Las cosas no suceden per se, intenta decir Caride en este relato coral de vidas cruzadas por la marginalidad, la violencia y el delito. Y cita a la autora francesa Delphine de Vigan en su libro Las gratitudes: “Lo que me sigue sorprendiendo, lo que me alucina incluso, lo que aún hoy −tras más de diez años de práctica− me deja a veces sin aliento, es la perdurabilidad de las penas infantiles”. Sin maquillar sus contradicciones y vilezas, los personajes (reales) de la Gise, la Paula, la Sandra, Caty, Sharon, Carmen, La Gitana, Jessica se ofrecen en sus lenguas y en sus ritmos para ponerles cara a la tragedia.
“[Sandra] quiere matarlo. Clavarle algo en el pecho para que sienta el dolor que ella había sentido esa tarde en el patio, cuando agarró el bolso y lo vio desaparecer detrás de la medianera. Busca la palabra que lo hiera, pero no la encuentra porque también quiere comerlo. Del amor al hambre hay un paso, entre el amor y la muerte no hay distancia y del amor al odio hay una mesa de por medio”. Está sentada, en la visita, frente a su ex pareja.
Los buzones aquí no comunican con nada; los tímpanos sellados cada noche para que no entren las cucarachas se obturan, las celdas como un sobre en el que se meten pequeñitas esas mujeres a esperar, a lo mejor narcotizadas para que todo pase más rápido. Y sin embargo generan sus tácticas (a la manera de Michel De Certeau en La invención de lo cotidiano) y sus órdenes en esta microsociedad que se cuenta en detalles: un par de zapatillas atesoradas por su aroma floral, epifanía del afuera; la lengua de la yegua que silba en el barrio como una serpiente; las uñas carcomidas, una flor del ramillete de tics de ansiedad que produce estar adentro, un “gesto del silencio”; el cable enroscado cada noche alrededor del cuello asegurando los auriculares para que no entre ningún insecto; el colchón raído y desmembrado, restos de desesperación frente al frío, la oscuridad y la soledad de la celda de castigo.
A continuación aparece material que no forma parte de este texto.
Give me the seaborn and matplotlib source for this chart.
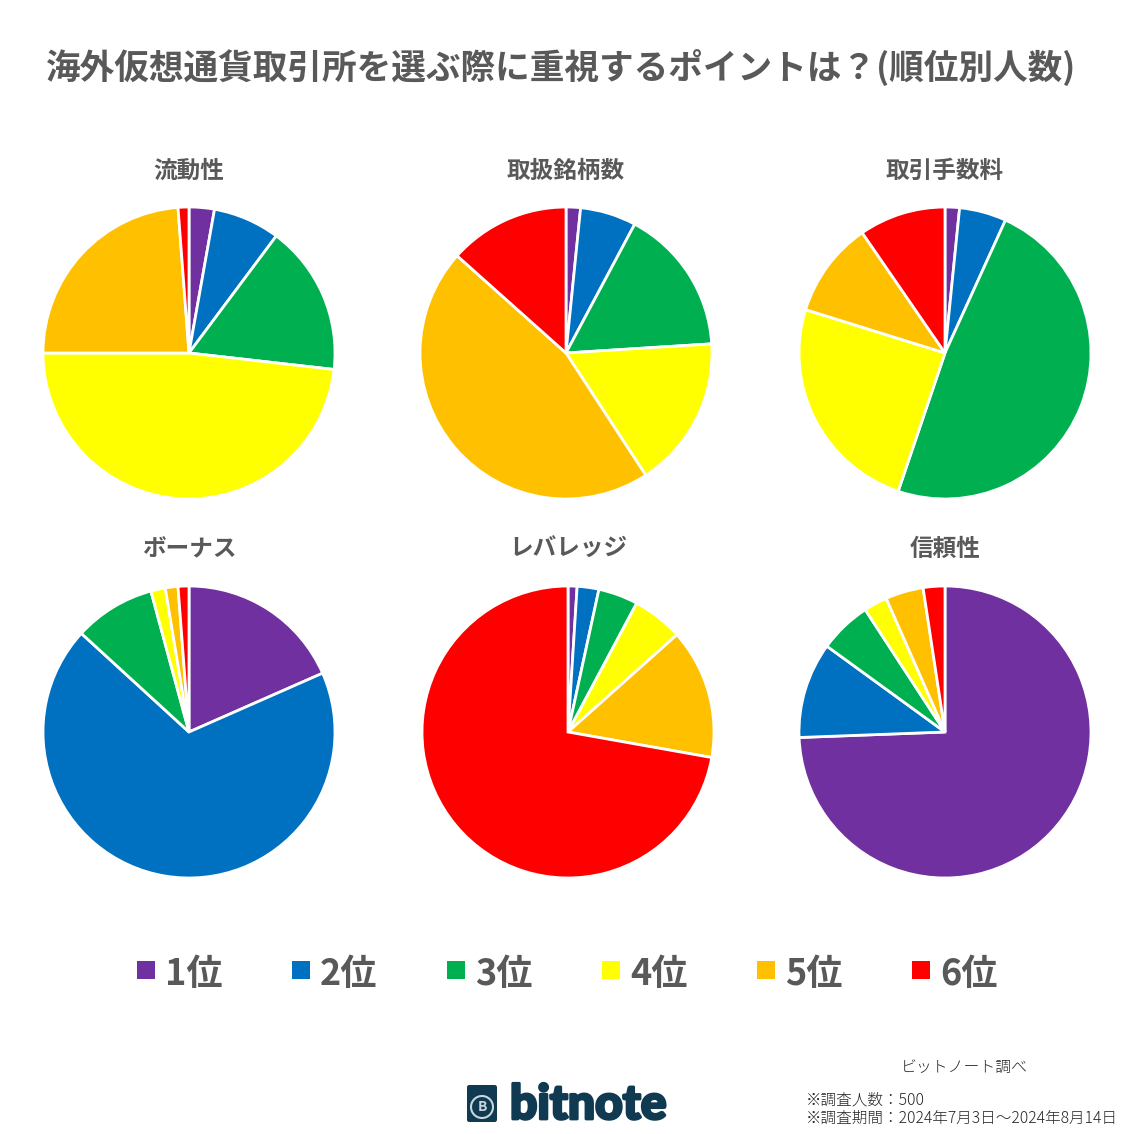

“Qué fácil es ignorar el sufrimiento de aquellos con quienes no nos identificamos”, dice Clara Obligado en su libro Todo lo que crece, y cita Caride como provocación. Esas vidas que a los de afuera nos cuesta ver brillan en la cancha. Aunque la literatura sirva para resaltar la individualidad, el rugby es equipo y es vehículo de la historia.
Según las estadísticas del Ministerio de Justicia de la Provincia de Buenos Aires −se cuenta en el epílogo−, el índice de reincidencia de los internos es mayor al 60%, mientras que el de Las Espartanas y Los Espartanos es menor al 5%.
Para salir de la espiral descendente, dice Caride en esta crónica, hay que volver a creer.